> _EXERCISE REQUIREMENTS_:
Write out the listing below without alteration, omitting its pictures.

Begin

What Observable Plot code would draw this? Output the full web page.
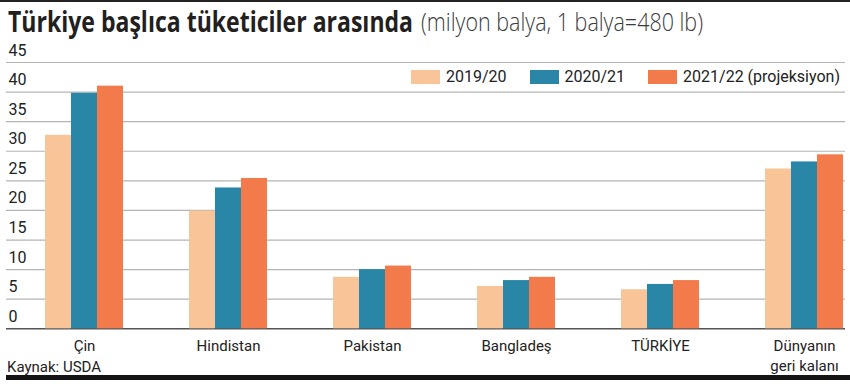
<!DOCTYPE html>
<html>
<head>
<meta charset="utf-8">
<script src="https://cdn.jsdelivr.net/npm/d3@7"></script>
<script src="https://cdn.jsdelivr.net/npm/@observablehq/plot@0.6"></script>
<style>
  html, body { margin: 0; padding: 0; background: #fff; }
  #wrap { position: relative; width: 850px; height: 384px; overflow: hidden; font-family: Roboto, "Open Sans", sans-serif; color: #222; }
  #topline { position: absolute; left: 0; top: 0; width: 850px; height: 2px; background: #222; }
  .ttl { position: absolute; display: inline-block; white-space: nowrap; transform-origin: 0 0; line-height: 1; }
  #t1 { left: 8px; top: 7px; font-family: "Open Sans", sans-serif; font-weight: 700; font-size: 28px; color: #231f20; }
  #t2 { left: 421px; top: 9px; font-family: "Open Sans", sans-serif; font-weight: 300; font-size: 25px; color: #3a3a3a; }
  .layer { position: absolute; left: 0; top: 40px; }
  #legend { position: absolute; right: 10px; top: 70px; display: flex; align-items: center; font-size: 16px; line-height: 14px; color: #222; }
  #legend .item { display: flex; align-items: center; margin-left: 23px; }
  #legend .sw { width: 29px; height: 14px; margin-right: 6px; }
  #caption { position: absolute; left: 7px; top: 358px; font-size: 15px; line-height: 18px; color: #222; }
  #bottombar { position: absolute; left: 6px; top: 375px; width: 844px; height: 5px; background: #141414; }
</style>
</head>
<body>
<div id="wrap">
  <div id="topline"></div>
  <span class="ttl" id="t1">Türkiye başlıca tüketiciler arasında</span>
  <span class="ttl" id="t2">(milyon balya, 1 balya=480 lb)</span>
  <div class="layer" id="grid"></div>
  <div class="layer" id="chart"></div>
  <div id="legend"></div>
  <div id="caption">Kaynak: USDA</div>
  <div id="bottombar"></div>
</div>
<script>
// ---- data ----
const countries = ["Çin", "Hindistan", "Pakistan", "Bangladeş", "TÜRKİYE", "Dünyanın\ngeri kalanı"];
const years = ["2019/20", "2020/21", "2021/22 (projeksiyon)"];
const v2019 = [32.7, 19.9, 8.7, 7.15, 6.6, 27.0];
const v2020 = [39.8, 23.8, 10.0, 8.15, 7.5, 28.2];
const v2021 = [41.0, 25.4, 10.6, 8.7, 8.15, 29.4];
const yTicks = [0, 5, 10, 15, 20, 25, 30, 35, 40, 45];
const colors = ["#f9c497", "#2986a7", "#f27a4b"];

const series = [v2019, v2020, v2021];
const data = countries.flatMap((c, i) => years.map((y, j) => ({country: c, year: y, value: series[j][i]})));

const common = {
  width: 850,
  height: 335,
  marginLeft: 6,
  marginRight: 5,
  marginTop: 22,
  marginBottom: 46.7,
  style: {fontFamily: "Roboto, 'Open Sans', sans-serif", color: "#222", background: "transparent", overflow: "visible"},
  y: {domain: [0, 45], axis: null}
};

// background layer: gridlines, tick labels, baseline
const gridPlot = Plot.plot({
  ...common,
  marks: [
    Plot.ruleY(yTicks.filter(d => d > 0), {stroke: "#b4b4b4", strokeWidth: 1.2}),
    Plot.text(yTicks, {y: d => d, text: d => String(d), frameAnchor: "left", textAnchor: "start", lineAnchor: "bottom", dx: 2, dy: -7, fontSize: 16, fill: "#222"}),
    Plot.ruleY([0], {stroke: "#555", strokeWidth: 1.6})
  ]
});
document.getElementById("grid").appendChild(gridPlot);

// foreground layer: grouped bars with category axis
const barPlot = Plot.plot({
  ...common,
  fx: {domain: countries, paddingInner: 0.442, paddingOuter: 0.126, align: 0.98, label: null},
  x: {domain: years, padding: 0, axis: null},
  color: {domain: years, range: colors},
  marks: [
    Plot.barY(data, {fx: "country", x: "year", y: "value", fill: "year"}),
    Plot.axisFx({anchor: "bottom", tickSize: 0, tickPadding: 8, fontSize: 15, lineHeight: 1.35, label: null, fill: "#222"})
  ]
});
document.getElementById("chart").appendChild(barPlot);

// legend
const legend = document.getElementById("legend");
years.forEach((y, i) => {
  const item = document.createElement("div");
  item.className = "item";
  const sw = document.createElement("div");
  sw.className = "sw";
  sw.style.background = colors[i];
  const t = document.createElement("span");
  t.textContent = y;
  item.appendChild(sw);
  item.appendChild(t);
  legend.appendChild(item);
});

// fit title widths
function fit(id, target) {
  const el = document.getElementById(id);
  const w = el.getBoundingClientRect().width;
  if (w > 0) el.style.transform = `scaleX(${target / w})`;
}
fit("t1", 405);
fit("t2", 282);
</script>
</body>
</html>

End

> _REPLY_:
What Observable Plot code would draw this? Output the full web page.
<!DOCTYPE html>
<html>
<head>
<meta charset="utf-8">
<script src="https://cdn.jsdelivr.net/npm/d3@7"></script>
<script src="https://cdn.jsdelivr.net/npm/@observablehq/plot@0.6"></script>
<style>
  html, body { margin: 0; padding: 0; background: #fff; }
  #wrap { position: relative; width: 850px; height: 384px; overflow: hidden; font-family: Roboto, "Open Sans", sans-serif; color: #222; }
  #topline { position: absolute; left: 0; top: 0; width: 850px; height: 2px; background: #222; }
  .ttl { position: absolute; display: inline-block; white-space: nowrap; transform-origin: 0 0; line-height: 1; }
  #t1 { left: 8px; top: 7px; font-family: "Open Sans", sans-serif; font-weight: 700; font-size: 28px; color: #231f20; }
  #t2 { left: 421px; top: 9px; font-family: "Open Sans", sans-serif; font-weight: 300; font-size: 25px; color: #3a3a3a; }
  .layer { position: absolute; left: 0; top: 40px; }
  #legend { position: absolute; right: 10px; top: 70px; display: flex; align-items: center; font-size: 16px; line-height: 14px; color: #222; }
  #legend .item { display: flex; align-items: center; margin-left: 23px; }
  #legend .sw { width: 29px; height: 14px; margin-right: 6px; }
  #caption { position: absolute; left: 7px; top: 358px; font-size: 15px; line-height: 18px; color: #222; }
  #bottombar { position: absolute; left: 6px; top: 375px; width: 844px; height: 5px; background: #141414; }
</style>
</head>
<body>
<div id="wrap">
  <div id="topline"></div>
  <span class="ttl" id="t1">Türkiye başlıca tüketiciler arasında</span>
  <span class="ttl" id="t2">(milyon balya, 1 balya=480 lb)</span>
  <div class="layer" id="grid"></div>
  <div class="layer" id="chart"></div>
  <div id="legend"></div>
  <div id="caption">Kaynak: USDA</div>
  <div id="bottombar"></div>
</div>
<script>
// ---- data ----
const countries = ["Çin", "Hindistan", "Pakistan", "Bangladeş", "TÜRKİYE", "Dünyanın\ngeri kalanı"];
const years = ["2019/20", "2020/21", "2021/22 (projeksiyon)"];
const v2019 = [32.7, 19.9, 8.7, 7.15, 6.6, 27.0];
const v2020 = [39.8, 23.8, 10.0, 8.15, 7.5, 28.2];
const v2021 = [41.0, 25.4, 10.6, 8.7, 8.15, 29.4];
const yTicks = [0, 5, 10, 15, 20, 25, 30, 35, 40, 45];
const colors = ["#f9c497", "#2986a7", "#f27a4b"];

const series = [v2019, v2020, v2021];
const data = countries.flatMap((c, i) => years.map((y, j) => ({country: c, year: y, value: series[j][i]})));

const common = {
  width: 850,
  height: 335,
  marginLeft: 6,
  marginRight: 5,
  marginTop: 22,
  marginBottom: 46.7,
  style: {fontFamily: "Roboto, 'Open Sans', sans-serif", color: "#222", background: "transparent", overflow: "visible"},
  y: {domain: [0, 45], axis: null}
};

// background layer: gridlines, tick labels, baseline
const gridPlot = Plot.plot({
  ...common,
  marks: [
    Plot.ruleY(yTicks.filter(d => d > 0), {stroke: "#b4b4b4", strokeWidth: 1.2}),
    Plot.text(yTicks, {y: d => d, text: d => String(d), frameAnchor: "left", textAnchor: "start", lineAnchor: "bottom", dx: 2, dy: -7, fontSize: 16, fill: "#222"}),
    Plot.ruleY([0], {stroke: "#555", strokeWidth: 1.6})
  ]
});
document.getElementById("grid").appendChild(gridPlot);

// foreground layer: grouped bars with category axis
const barPlot = Plot.plot({
  ...common,
  fx: {domain: countries, paddingInner: 0.442, paddingOuter: 0.126, align: 0.98, label: null},
  x: {domain: years, padding: 0, axis: null},
  color: {domain: years, range: colors},
  marks: [
    Plot.barY(data, {fx: "country", x: "year", y: "value", fill: "year"}),
    Plot.axisFx({anchor: "bottom", tickSize: 0, tickPadding: 8, fontSize: 15, lineHeight: 1.35, label: null, fill: "#222"})
  ]
});
document.getElementById("chart").appendChild(barPlot);

// legend
const legend = document.getElementById("legend");
years.forEach((y, i) => {
  const item = document.createElement("div");
  item.className = "item";
  const sw = document.createElement("div");
  sw.className = "sw";
  sw.style.background = colors[i];
  const t = document.createElement("span");
  t.textContent = y;
  item.appendChild(sw);
  item.appendChild(t);
  legend.appendChild(item);
});

// fit title widths
function fit(id, target) {
  const el = document.getElementById(id);
  const w = el.getBoundingClientRect().width;
  if (w > 0) el.style.transform = `scaleX(${target / w})`;
}
fit("t1", 405);
fit("t2", 282);
</script>
</body>
</html>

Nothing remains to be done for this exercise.